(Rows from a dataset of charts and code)
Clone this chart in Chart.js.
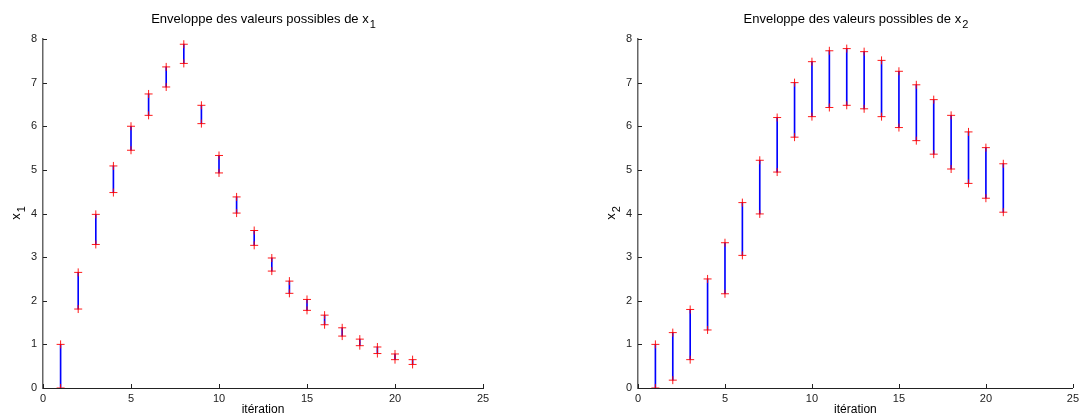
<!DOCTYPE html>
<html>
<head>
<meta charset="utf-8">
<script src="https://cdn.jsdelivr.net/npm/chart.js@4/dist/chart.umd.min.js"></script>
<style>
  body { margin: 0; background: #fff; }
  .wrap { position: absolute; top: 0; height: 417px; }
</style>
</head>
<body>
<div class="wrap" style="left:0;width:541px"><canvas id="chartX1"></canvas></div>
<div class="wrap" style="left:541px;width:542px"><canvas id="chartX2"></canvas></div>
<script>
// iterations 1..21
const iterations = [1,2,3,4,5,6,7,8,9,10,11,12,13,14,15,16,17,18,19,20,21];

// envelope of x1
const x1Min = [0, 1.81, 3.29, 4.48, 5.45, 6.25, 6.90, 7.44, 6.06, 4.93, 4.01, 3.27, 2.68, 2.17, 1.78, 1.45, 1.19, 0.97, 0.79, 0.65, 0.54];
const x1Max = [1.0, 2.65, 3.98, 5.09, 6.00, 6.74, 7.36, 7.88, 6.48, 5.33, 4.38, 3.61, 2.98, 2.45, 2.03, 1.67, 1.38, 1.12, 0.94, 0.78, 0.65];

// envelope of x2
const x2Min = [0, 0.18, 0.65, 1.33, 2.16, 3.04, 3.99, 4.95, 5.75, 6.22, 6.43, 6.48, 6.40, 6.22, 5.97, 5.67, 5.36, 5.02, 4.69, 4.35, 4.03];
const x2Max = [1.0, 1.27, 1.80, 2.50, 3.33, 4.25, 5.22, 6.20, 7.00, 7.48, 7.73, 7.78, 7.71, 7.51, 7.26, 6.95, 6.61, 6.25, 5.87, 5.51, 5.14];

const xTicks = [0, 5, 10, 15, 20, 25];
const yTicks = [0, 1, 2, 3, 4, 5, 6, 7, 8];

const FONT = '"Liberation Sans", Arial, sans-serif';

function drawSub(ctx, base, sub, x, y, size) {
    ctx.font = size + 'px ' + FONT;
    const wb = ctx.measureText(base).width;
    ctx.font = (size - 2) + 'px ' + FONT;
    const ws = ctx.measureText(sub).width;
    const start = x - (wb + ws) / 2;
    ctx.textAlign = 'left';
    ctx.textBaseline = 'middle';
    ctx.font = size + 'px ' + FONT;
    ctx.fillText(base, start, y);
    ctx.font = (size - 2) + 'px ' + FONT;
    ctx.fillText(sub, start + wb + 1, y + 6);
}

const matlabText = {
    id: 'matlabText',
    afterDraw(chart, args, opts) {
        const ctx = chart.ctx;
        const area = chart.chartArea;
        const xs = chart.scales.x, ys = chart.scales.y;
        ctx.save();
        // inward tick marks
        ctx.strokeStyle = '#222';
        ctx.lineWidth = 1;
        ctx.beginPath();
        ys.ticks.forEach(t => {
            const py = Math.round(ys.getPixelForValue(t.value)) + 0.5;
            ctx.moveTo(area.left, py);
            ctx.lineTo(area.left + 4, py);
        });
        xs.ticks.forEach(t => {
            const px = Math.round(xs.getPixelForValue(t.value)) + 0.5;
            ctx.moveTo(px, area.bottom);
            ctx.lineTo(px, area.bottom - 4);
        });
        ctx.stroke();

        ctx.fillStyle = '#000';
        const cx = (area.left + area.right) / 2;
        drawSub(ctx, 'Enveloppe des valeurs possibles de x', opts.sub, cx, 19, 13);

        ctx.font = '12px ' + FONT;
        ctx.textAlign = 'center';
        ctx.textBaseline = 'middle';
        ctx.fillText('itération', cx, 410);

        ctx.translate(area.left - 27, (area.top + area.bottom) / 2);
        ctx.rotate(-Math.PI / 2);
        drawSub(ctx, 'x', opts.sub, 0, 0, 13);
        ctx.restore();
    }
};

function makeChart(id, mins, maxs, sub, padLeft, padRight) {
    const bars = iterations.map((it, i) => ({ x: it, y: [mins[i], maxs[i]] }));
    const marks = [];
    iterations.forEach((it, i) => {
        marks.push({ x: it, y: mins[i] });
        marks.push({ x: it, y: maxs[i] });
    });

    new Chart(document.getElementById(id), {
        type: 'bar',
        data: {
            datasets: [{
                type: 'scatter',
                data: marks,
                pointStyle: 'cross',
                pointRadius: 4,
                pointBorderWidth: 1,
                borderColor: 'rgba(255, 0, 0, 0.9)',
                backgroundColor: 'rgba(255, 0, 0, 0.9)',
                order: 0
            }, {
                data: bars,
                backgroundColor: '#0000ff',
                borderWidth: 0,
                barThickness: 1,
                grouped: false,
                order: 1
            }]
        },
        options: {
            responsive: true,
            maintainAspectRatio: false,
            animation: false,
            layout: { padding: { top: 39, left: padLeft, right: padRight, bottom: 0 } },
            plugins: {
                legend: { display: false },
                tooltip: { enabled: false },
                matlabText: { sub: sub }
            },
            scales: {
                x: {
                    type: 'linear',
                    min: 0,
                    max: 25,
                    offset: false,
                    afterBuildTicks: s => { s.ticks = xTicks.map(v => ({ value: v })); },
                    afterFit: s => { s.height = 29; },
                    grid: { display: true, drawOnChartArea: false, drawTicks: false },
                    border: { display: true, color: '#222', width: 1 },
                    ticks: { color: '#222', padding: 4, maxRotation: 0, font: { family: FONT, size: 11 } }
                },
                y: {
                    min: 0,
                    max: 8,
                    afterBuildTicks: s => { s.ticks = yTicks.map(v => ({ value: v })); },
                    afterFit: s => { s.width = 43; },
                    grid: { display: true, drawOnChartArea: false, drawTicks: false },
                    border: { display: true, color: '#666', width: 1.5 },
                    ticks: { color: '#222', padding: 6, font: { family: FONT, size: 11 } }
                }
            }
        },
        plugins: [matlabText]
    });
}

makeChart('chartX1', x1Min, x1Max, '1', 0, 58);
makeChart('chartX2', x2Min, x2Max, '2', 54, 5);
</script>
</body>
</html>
---
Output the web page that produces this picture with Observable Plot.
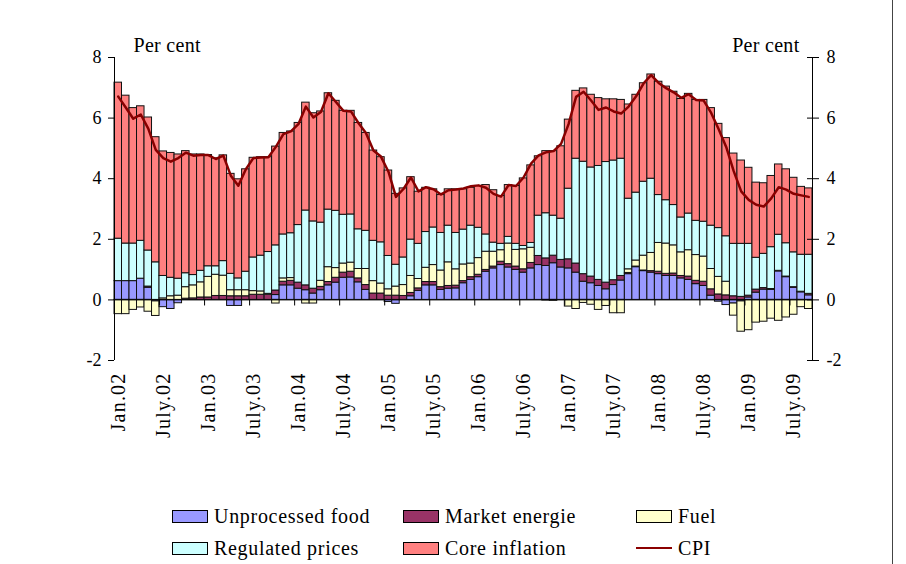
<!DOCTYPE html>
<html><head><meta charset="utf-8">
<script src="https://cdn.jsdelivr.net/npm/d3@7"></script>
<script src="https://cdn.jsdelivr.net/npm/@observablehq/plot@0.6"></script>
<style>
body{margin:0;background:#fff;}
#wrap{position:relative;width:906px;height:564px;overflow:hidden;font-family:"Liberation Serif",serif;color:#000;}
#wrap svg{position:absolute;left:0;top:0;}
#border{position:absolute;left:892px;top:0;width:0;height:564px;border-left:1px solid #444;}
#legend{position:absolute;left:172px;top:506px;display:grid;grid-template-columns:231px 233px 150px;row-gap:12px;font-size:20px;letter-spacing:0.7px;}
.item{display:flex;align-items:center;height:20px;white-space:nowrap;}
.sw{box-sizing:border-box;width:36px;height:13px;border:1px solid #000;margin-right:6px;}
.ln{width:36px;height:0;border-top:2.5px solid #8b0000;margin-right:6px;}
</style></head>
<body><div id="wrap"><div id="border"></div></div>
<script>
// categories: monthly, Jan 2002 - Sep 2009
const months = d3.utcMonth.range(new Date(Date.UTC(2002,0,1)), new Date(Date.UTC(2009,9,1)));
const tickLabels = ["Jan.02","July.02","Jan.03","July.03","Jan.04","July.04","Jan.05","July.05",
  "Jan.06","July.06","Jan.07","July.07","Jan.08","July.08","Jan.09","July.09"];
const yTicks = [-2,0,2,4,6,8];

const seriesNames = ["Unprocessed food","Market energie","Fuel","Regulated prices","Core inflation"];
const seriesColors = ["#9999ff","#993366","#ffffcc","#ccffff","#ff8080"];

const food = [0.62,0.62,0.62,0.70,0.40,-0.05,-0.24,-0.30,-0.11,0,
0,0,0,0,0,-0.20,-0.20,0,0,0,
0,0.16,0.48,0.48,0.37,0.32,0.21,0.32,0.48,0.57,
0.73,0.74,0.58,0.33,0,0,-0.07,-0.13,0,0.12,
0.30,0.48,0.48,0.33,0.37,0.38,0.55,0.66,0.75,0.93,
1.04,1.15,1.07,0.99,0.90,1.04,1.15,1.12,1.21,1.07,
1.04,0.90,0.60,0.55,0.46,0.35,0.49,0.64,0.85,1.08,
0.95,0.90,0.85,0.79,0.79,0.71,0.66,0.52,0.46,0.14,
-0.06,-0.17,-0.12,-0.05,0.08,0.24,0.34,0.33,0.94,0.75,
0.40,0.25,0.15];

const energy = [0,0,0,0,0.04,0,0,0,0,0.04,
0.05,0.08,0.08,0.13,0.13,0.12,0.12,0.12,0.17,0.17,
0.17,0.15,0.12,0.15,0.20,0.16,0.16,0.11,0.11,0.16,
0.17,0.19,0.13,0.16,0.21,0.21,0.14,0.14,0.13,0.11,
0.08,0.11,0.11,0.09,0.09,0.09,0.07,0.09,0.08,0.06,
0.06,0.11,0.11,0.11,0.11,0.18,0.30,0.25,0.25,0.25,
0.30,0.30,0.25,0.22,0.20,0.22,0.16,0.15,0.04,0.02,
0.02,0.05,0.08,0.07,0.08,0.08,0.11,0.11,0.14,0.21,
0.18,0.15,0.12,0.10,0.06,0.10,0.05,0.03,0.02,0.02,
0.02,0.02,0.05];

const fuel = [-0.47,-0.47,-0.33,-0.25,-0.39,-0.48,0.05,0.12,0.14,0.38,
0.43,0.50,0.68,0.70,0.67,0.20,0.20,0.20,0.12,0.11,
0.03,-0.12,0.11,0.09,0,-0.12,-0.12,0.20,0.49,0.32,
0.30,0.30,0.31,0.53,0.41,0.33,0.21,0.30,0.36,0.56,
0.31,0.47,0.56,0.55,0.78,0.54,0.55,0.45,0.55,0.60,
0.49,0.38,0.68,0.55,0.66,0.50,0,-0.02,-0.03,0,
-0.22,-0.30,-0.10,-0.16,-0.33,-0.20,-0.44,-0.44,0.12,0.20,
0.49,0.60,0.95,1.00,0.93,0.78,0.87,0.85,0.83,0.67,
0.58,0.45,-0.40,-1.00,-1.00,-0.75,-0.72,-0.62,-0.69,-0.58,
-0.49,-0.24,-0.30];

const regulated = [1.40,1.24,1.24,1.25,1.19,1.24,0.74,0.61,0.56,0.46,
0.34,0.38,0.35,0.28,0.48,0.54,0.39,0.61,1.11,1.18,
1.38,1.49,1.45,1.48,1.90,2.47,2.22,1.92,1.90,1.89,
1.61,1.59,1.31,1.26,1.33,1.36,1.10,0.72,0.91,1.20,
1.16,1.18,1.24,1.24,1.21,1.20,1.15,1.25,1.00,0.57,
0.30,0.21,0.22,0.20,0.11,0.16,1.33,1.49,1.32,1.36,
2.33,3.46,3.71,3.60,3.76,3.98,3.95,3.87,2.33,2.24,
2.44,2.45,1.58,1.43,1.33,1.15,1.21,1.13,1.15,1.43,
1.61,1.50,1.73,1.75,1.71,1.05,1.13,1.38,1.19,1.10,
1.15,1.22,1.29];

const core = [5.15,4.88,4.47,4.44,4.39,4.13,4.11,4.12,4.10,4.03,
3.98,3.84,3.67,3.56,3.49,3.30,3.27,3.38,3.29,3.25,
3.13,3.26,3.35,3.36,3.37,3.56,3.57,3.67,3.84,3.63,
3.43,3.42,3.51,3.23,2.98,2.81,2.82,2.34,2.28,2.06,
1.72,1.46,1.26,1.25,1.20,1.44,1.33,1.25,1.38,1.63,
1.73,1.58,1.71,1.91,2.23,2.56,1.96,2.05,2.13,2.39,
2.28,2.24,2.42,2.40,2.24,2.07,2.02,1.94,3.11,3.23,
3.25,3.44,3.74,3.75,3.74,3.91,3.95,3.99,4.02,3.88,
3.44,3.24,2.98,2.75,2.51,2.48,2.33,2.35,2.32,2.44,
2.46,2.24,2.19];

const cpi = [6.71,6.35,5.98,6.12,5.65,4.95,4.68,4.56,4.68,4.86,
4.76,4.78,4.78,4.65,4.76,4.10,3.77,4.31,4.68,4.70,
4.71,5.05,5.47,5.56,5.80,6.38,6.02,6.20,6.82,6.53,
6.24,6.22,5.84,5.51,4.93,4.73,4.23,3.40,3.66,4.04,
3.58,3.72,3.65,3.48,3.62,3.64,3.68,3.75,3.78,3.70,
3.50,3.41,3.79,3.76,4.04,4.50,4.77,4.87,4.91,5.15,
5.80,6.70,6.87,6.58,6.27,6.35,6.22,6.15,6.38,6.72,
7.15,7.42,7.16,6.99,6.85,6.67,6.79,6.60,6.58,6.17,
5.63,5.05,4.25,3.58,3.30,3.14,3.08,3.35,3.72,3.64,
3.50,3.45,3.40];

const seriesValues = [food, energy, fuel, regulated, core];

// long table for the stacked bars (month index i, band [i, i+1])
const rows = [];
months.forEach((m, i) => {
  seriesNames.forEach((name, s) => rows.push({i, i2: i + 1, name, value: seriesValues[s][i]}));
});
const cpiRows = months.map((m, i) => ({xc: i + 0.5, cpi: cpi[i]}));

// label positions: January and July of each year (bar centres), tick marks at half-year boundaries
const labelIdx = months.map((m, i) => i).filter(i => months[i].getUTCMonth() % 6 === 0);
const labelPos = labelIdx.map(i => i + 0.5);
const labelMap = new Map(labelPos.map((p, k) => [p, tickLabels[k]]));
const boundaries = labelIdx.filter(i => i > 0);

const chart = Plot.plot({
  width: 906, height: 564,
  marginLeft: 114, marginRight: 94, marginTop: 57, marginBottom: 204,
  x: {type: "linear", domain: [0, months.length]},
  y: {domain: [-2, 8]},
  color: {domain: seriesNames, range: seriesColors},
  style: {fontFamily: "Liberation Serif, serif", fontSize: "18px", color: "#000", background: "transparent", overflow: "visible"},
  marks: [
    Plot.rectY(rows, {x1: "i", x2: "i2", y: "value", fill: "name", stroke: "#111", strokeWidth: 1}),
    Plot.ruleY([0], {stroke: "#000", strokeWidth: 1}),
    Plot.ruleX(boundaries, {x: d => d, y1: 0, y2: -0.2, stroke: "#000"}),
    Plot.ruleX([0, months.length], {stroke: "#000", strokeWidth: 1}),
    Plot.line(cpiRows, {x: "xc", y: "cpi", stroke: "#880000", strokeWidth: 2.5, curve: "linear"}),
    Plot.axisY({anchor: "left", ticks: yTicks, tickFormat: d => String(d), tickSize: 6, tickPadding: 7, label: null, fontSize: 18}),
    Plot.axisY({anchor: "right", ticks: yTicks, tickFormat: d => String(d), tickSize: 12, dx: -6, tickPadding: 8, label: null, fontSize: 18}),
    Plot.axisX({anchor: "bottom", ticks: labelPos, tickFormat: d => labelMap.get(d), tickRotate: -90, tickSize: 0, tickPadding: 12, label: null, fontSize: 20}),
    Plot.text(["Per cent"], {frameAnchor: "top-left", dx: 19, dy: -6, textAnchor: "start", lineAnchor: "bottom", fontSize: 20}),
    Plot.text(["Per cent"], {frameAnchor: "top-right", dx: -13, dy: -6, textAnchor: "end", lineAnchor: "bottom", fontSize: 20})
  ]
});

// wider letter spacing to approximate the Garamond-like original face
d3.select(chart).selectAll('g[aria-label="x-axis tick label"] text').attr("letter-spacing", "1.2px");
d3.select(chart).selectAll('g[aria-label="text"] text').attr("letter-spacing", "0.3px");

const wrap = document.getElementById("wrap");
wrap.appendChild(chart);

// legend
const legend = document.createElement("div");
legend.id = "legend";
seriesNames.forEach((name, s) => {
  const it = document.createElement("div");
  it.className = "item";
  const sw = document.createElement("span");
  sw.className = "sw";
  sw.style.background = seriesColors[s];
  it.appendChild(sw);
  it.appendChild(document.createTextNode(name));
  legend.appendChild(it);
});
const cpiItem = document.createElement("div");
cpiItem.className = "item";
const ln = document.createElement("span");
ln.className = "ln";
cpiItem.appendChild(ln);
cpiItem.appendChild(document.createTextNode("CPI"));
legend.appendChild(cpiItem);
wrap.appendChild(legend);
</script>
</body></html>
==
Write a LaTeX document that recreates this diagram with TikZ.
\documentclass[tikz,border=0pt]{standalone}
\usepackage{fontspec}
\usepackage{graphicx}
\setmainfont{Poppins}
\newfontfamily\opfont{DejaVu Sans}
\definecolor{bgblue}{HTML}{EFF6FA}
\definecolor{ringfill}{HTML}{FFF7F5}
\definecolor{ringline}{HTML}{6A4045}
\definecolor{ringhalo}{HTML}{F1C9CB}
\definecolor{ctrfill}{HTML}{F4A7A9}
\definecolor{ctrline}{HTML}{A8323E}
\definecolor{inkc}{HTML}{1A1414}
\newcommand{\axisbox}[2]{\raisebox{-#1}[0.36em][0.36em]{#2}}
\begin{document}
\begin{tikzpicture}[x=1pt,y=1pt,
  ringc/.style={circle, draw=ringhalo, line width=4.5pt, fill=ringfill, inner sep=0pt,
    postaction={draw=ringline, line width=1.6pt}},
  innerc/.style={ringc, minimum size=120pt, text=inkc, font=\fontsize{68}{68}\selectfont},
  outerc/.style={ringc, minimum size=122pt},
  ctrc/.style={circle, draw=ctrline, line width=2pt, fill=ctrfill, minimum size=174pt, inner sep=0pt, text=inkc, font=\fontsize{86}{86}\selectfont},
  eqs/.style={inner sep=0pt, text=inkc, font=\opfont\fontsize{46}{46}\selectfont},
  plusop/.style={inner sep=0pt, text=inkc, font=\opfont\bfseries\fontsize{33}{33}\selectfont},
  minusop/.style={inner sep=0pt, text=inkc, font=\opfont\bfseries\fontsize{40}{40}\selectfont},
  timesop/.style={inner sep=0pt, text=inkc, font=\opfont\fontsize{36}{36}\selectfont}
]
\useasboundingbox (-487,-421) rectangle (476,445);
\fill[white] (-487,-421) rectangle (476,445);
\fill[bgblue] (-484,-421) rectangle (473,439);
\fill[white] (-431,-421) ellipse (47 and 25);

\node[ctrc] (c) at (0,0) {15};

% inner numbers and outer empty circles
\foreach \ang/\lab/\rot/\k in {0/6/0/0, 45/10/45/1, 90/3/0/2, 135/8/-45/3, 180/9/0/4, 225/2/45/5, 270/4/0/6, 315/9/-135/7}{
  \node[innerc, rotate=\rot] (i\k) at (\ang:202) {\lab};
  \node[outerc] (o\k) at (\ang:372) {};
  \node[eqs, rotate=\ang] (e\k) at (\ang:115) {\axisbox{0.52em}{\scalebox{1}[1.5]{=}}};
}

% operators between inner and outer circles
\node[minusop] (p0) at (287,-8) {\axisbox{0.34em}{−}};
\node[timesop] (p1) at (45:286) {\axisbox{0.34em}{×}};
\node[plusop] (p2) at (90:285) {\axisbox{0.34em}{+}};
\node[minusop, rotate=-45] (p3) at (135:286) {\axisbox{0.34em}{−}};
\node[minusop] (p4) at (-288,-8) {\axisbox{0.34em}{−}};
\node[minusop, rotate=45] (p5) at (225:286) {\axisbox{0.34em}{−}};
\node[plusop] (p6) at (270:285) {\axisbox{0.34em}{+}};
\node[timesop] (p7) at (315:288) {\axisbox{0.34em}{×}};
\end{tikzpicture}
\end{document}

__EXERCISE__.
In the listing above, locate each line with "that" and copy it.

__EXERCISE ANSWER__.
Output the web page that produces this picture with Observable Plot.
Write a LaTeX document that recreates this diagram with TikZ.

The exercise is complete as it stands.